Some Italian restaurateurs characterize the business as one of the toughest and most hotly competitive in the city, which, if you include pizza joints, includes roughly 3,000 restaurants throughout the five boroughs.
Nicola Civetta, owner of Primavera, an upscale East Side restaurant, figures 10% to 20% of the city’s Italian restaurants in business at the outset of the year will close before the year ends. Survival is getting much more difficult, he said, citing in particular the agony of surging competition, higher rental and insurance costs, and the rise of casual Asian-fusion dining. He thinks many newcomers flocking to the business for the “supposedly easy money” are especially vulnerable since they lack sufficient restaurant know-how and are poorly capitalized. “A lot of them,” he believes, “are just barely hanging on.”
Italian-born Michael Guido learned the hard way that Italian restaurants can give you financial heartaches. In the mid-1990s, Mr.

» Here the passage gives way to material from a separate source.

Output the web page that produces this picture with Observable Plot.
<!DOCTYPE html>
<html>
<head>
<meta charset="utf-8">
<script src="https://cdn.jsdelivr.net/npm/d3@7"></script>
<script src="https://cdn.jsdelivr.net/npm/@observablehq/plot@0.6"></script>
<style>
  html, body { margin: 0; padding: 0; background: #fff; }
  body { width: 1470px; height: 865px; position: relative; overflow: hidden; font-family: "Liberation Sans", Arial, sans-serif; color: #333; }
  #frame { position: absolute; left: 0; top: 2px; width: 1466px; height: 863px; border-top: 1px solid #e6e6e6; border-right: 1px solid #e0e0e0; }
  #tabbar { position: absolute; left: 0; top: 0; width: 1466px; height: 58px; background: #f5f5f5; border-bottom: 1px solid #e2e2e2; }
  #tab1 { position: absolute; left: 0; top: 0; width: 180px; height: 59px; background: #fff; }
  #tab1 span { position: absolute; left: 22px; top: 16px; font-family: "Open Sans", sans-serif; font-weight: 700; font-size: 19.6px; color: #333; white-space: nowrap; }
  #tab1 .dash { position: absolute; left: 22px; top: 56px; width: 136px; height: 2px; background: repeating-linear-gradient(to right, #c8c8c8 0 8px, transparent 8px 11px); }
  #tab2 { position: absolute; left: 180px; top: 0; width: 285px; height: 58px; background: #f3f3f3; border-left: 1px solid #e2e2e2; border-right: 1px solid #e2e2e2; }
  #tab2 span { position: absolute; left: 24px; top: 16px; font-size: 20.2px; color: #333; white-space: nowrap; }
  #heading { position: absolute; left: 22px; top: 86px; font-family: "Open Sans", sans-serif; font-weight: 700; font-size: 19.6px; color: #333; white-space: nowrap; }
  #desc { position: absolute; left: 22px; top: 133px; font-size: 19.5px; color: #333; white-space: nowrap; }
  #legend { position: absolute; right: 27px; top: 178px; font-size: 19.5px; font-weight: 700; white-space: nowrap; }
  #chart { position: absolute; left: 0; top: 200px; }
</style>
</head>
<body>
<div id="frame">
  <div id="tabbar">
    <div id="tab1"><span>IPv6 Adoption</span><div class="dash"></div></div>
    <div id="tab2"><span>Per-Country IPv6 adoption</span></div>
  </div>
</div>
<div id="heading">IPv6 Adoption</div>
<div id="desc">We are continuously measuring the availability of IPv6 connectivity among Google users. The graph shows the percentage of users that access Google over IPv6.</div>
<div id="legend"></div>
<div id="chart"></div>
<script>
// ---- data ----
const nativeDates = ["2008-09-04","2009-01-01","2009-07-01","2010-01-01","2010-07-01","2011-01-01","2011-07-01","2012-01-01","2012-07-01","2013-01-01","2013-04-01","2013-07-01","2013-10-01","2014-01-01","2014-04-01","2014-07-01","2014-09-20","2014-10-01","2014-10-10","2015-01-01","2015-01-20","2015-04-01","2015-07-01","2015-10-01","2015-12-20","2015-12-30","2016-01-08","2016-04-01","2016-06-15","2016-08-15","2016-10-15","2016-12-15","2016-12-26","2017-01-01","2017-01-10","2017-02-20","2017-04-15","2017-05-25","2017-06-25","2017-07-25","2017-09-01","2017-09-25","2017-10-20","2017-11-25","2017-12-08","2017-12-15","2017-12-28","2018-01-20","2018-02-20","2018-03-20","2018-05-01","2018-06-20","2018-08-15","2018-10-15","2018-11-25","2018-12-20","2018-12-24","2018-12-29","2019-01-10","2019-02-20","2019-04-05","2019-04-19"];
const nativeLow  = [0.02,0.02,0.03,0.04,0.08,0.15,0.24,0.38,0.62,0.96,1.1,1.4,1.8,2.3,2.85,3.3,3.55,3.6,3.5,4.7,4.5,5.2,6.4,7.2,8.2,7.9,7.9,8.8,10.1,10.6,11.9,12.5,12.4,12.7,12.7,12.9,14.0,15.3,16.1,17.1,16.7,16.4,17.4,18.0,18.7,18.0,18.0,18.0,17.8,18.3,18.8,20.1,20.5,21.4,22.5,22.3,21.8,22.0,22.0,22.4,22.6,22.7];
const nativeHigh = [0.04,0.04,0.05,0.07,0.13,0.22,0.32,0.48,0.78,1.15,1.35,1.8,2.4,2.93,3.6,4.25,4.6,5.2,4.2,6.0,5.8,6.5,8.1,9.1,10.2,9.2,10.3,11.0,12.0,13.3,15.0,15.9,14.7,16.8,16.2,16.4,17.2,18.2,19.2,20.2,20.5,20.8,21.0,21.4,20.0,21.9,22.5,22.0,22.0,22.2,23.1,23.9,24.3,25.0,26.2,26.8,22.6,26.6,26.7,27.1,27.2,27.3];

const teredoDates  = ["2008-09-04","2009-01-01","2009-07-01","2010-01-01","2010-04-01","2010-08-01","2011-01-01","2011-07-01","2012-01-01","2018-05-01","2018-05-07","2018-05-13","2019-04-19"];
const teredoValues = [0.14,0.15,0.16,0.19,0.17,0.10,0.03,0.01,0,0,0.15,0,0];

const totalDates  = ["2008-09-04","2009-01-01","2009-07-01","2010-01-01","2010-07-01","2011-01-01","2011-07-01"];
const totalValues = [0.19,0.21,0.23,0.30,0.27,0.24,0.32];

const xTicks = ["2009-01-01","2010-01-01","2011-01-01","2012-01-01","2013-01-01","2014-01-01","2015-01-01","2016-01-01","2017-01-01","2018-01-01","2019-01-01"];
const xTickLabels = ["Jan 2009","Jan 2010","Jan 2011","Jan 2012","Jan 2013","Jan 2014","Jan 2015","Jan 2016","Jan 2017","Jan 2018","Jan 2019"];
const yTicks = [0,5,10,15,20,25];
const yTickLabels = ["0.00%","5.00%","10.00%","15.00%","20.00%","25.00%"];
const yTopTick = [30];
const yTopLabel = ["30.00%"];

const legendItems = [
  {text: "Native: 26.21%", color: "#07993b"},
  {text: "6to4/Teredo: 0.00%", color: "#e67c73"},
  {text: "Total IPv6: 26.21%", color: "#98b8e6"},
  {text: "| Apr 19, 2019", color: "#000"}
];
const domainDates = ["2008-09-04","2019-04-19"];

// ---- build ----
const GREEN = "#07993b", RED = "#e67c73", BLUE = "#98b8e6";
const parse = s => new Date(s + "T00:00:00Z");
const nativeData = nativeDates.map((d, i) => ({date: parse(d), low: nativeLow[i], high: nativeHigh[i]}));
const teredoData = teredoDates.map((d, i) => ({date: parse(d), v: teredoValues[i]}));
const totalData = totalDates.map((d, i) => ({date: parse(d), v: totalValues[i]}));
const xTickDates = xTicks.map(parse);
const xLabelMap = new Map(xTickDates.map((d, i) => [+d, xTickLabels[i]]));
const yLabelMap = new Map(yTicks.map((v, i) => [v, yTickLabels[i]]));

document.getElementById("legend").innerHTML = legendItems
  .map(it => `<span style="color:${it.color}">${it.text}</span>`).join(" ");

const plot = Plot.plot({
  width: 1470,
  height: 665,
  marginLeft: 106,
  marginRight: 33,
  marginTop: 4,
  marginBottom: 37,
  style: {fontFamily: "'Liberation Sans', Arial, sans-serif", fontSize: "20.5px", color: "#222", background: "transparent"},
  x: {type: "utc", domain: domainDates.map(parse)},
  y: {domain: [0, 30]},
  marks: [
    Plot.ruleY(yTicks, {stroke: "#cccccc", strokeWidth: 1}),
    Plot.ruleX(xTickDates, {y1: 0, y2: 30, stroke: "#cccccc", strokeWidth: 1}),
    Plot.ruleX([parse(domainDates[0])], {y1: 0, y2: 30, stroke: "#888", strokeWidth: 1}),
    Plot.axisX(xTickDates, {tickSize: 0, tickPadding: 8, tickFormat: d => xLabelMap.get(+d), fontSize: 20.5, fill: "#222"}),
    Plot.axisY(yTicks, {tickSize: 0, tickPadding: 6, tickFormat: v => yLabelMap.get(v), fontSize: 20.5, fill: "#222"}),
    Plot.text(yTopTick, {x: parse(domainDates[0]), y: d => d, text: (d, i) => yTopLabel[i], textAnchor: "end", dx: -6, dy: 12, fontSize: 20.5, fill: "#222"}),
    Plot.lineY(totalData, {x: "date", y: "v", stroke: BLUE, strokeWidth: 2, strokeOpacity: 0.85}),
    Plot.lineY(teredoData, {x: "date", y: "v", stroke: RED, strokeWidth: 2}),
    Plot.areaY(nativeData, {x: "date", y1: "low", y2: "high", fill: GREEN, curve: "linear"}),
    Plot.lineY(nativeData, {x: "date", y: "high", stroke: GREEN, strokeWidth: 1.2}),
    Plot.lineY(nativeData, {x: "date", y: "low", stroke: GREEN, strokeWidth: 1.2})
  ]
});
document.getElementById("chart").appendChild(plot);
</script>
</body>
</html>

Guido, a baker in Rome, decided to strike it rich in America. So he and his wife, Maria, moved to the city, borrowed $150,000 from some friends, and opened Guido’s on Manhattan’s West Side. Given their expertise in Italian cooking, the Guidos figured the restaurant couldn’t miss.
Alas, miss it did. Within three months, two Italian eateries opened within two blocks of Guido’s, forcing it to lower prices and cut the staff. It just barely managed to survive the next two years before shutting its doors. “I never thought an Italian restaurant in New York City would be such a struggle,” he said. “It was like war: Operating costs got out of hand, we could no longer maintain the quality of the food, and we had no choice but to close,” Mr. Guido said.
One neighborhood Italian restaurant that has mastered the art of survival is Trattoria Alba, a moderately priced Midtown dining spot on 34th Street between Second and Third avenues. I recently dined there with my wife, Harriet. After we paid the check, the captain presented a bowl containing Lotto tickets and each of us was invited to take one free for a Mega Millions drawing. We lost in the drawing, but it was still a winning experience because the food was good and the price was right.
Actually, that drawing is part of a month long promotion to celebrate the restaurant’s 15th anniversary. So far this month, Trattoria Alba – which is open seven days a week, sports a staff of 15, and can seat 210 customers on two levels – has given away more than 2,000 tickets.
“This is a people business and we believe in giving something back to the neighborhood,” said Myra Bauta, 43, a mother of six, who, along with hubby Mel, owns the restaurant. “We could have offered a free drink with the meal, but that’s not really giving meaningfully,” she added.